* [PROVIDED DATA]
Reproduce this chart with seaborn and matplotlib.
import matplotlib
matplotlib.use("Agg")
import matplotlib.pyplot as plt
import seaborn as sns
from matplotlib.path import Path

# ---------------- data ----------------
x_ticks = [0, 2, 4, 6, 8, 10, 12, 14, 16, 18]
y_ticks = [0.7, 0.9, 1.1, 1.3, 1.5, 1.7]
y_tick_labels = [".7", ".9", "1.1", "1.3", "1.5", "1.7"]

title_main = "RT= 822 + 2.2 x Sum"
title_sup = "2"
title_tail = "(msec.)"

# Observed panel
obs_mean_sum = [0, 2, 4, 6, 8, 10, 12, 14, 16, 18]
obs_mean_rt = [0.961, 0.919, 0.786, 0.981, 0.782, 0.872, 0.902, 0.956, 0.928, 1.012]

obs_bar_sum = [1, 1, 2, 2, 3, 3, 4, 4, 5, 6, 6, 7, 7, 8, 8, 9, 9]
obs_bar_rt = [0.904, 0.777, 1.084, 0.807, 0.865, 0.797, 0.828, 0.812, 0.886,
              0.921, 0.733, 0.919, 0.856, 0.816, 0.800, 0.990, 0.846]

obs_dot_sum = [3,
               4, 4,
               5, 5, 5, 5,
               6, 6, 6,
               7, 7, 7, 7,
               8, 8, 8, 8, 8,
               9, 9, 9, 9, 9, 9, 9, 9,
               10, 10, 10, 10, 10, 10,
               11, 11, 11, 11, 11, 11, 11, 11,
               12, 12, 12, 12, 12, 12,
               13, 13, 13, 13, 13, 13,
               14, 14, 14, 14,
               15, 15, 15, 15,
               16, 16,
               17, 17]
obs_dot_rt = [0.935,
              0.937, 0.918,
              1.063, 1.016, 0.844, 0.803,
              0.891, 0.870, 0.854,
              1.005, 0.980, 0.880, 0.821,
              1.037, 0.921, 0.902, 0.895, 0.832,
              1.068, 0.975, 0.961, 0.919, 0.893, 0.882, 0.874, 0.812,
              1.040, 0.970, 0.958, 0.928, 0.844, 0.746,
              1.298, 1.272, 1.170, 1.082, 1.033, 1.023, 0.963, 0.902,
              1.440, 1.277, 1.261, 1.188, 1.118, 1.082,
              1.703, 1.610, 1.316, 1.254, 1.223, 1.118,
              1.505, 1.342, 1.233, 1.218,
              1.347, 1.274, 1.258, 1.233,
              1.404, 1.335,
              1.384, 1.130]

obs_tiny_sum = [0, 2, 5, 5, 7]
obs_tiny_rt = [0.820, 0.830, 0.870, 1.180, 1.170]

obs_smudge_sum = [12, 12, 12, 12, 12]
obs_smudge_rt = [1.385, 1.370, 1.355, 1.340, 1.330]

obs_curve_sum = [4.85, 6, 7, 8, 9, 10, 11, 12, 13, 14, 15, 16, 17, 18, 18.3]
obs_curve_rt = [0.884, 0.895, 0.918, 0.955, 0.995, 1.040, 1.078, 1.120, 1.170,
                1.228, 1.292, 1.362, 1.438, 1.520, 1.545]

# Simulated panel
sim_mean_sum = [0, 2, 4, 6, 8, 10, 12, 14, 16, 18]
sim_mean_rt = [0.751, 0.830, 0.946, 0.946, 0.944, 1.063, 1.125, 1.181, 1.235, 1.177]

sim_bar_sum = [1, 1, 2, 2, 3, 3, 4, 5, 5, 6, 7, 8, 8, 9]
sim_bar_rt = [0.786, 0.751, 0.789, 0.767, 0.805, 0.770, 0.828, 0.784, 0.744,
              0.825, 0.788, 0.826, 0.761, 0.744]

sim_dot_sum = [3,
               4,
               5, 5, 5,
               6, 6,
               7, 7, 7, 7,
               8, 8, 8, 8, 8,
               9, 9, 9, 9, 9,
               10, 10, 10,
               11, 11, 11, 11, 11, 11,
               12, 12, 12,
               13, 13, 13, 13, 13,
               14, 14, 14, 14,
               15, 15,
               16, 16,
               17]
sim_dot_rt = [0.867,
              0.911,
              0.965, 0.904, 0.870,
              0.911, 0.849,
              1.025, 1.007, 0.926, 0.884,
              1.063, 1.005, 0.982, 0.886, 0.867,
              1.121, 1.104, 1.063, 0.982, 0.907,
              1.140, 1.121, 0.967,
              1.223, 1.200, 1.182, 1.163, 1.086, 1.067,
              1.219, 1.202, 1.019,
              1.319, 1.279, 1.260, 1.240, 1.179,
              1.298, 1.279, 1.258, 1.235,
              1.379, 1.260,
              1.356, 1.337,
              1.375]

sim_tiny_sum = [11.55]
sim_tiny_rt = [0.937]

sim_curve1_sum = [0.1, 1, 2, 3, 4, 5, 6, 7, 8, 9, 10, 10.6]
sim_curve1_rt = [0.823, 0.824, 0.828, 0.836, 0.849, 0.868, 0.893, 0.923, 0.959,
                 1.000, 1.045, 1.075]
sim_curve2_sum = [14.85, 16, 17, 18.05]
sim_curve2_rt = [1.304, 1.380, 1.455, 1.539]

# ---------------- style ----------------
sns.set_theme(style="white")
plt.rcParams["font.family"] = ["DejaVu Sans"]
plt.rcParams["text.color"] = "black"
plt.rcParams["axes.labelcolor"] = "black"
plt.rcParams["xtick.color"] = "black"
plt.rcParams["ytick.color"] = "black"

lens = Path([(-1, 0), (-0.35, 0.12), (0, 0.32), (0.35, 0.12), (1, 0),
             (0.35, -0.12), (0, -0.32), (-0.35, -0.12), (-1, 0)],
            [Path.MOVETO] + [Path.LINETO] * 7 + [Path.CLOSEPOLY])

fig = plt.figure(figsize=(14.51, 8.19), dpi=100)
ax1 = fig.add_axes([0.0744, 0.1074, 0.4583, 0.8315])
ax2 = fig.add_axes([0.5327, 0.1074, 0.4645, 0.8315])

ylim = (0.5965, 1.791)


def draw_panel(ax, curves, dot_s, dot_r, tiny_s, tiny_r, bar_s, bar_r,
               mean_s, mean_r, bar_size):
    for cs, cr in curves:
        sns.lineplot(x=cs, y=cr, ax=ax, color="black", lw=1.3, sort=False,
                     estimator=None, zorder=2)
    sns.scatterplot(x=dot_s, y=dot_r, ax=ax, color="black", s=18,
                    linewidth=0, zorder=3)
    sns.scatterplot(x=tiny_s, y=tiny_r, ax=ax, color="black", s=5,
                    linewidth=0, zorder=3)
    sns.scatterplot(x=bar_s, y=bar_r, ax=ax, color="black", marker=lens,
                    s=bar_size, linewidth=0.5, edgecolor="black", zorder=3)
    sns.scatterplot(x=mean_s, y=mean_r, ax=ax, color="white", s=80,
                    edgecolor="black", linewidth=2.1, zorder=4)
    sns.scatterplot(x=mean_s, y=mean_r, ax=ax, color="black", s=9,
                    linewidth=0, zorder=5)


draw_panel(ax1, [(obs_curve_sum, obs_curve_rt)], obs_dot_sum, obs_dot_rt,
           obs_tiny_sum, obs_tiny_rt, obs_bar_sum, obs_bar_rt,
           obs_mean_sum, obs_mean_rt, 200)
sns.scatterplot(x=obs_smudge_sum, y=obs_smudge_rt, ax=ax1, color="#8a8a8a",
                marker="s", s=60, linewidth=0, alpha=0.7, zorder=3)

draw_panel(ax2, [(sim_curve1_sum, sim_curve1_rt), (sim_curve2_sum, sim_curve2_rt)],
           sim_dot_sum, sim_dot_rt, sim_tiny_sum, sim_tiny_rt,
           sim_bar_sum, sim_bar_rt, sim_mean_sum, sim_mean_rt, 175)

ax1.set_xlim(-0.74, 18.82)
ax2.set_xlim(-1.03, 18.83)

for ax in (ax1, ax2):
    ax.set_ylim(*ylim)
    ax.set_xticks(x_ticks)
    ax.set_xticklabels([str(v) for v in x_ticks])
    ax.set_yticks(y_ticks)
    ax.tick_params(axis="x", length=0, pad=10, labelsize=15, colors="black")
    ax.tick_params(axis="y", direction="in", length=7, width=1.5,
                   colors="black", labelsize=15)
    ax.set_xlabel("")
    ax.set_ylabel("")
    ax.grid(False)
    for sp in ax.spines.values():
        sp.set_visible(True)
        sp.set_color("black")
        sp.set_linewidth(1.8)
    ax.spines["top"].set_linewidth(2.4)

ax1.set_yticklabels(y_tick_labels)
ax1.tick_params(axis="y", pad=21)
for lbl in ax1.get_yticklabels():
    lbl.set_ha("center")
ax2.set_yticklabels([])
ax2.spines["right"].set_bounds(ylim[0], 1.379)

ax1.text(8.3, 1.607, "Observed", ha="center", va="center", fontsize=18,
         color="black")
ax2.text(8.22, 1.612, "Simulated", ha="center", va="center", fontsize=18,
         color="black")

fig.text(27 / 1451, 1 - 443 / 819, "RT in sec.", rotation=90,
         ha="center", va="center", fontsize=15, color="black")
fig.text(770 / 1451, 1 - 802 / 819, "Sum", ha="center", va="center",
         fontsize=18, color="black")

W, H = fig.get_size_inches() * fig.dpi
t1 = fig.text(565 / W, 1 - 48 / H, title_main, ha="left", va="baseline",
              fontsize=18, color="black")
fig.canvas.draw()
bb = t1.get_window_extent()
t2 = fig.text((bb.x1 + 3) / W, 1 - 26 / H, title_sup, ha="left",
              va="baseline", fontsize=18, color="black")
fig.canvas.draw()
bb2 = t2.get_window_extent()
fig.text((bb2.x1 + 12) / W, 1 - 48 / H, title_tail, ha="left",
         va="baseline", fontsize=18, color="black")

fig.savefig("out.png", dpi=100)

* [PROBLEM REQUIREMENTS] Starting at the first line of the data above, please restate word for word every line up to and including the one that holds "1.228, 1.292, 1.362, 1.438, 1.520, 1.545]", and add nothing else.

* [RESULT FOR THIS EXERCISE]
Reproduce this chart with seaborn and matplotlib.
import matplotlib
matplotlib.use("Agg")
import matplotlib.pyplot as plt
import seaborn as sns
from matplotlib.path import Path

# ---------------- data ----------------
x_ticks = [0, 2, 4, 6, 8, 10, 12, 14, 16, 18]
y_ticks = [0.7, 0.9, 1.1, 1.3, 1.5, 1.7]
y_tick_labels = [".7", ".9", "1.1", "1.3", "1.5", "1.7"]

title_main = "RT= 822 + 2.2 x Sum"
title_sup = "2"
title_tail = "(msec.)"

# Observed panel
obs_mean_sum = [0, 2, 4, 6, 8, 10, 12, 14, 16, 18]
obs_mean_rt = [0.961, 0.919, 0.786, 0.981, 0.782, 0.872, 0.902, 0.956, 0.928, 1.012]

obs_bar_sum = [1, 1, 2, 2, 3, 3, 4, 4, 5, 6, 6, 7, 7, 8, 8, 9, 9]
obs_bar_rt = [0.904, 0.777, 1.084, 0.807, 0.865, 0.797, 0.828, 0.812, 0.886,
              0.921, 0.733, 0.919, 0.856, 0.816, 0.800, 0.990, 0.846]

obs_dot_sum = [3,
               4, 4,
               5, 5, 5, 5,
               6, 6, 6,
               7, 7, 7, 7,
               8, 8, 8, 8, 8,
               9, 9, 9, 9, 9, 9, 9, 9,
               10, 10, 10, 10, 10, 10,
               11, 11, 11, 11, 11, 11, 11, 11,
               12, 12, 12, 12, 12, 12,
               13, 13, 13, 13, 13, 13,
               14, 14, 14, 14,
               15, 15, 15, 15,
               16, 16,
               17, 17]
obs_dot_rt = [0.935,
              0.937, 0.918,
              1.063, 1.016, 0.844, 0.803,
              0.891, 0.870, 0.854,
              1.005, 0.980, 0.880, 0.821,
              1.037, 0.921, 0.902, 0.895, 0.832,
              1.068, 0.975, 0.961, 0.919, 0.893, 0.882, 0.874, 0.812,
              1.040, 0.970, 0.958, 0.928, 0.844, 0.746,
              1.298, 1.272, 1.170, 1.082, 1.033, 1.023, 0.963, 0.902,
              1.440, 1.277, 1.261, 1.188, 1.118, 1.082,
              1.703, 1.610, 1.316, 1.254, 1.223, 1.118,
              1.505, 1.342, 1.233, 1.218,
              1.347, 1.274, 1.258, 1.233,
              1.404, 1.335,
              1.384, 1.130]

obs_tiny_sum = [0, 2, 5, 5, 7]
obs_tiny_rt = [0.820, 0.830, 0.870, 1.180, 1.170]

obs_smudge_sum = [12, 12, 12, 12, 12]
obs_smudge_rt = [1.385, 1.370, 1.355, 1.340, 1.330]

obs_curve_sum = [4.85, 6, 7, 8, 9, 10, 11, 12, 13, 14, 15, 16, 17, 18, 18.3]
obs_curve_rt = [0.884, 0.895, 0.918, 0.955, 0.995, 1.040, 1.078, 1.120, 1.170,
                1.228, 1.292, 1.362, 1.438, 1.520, 1.545]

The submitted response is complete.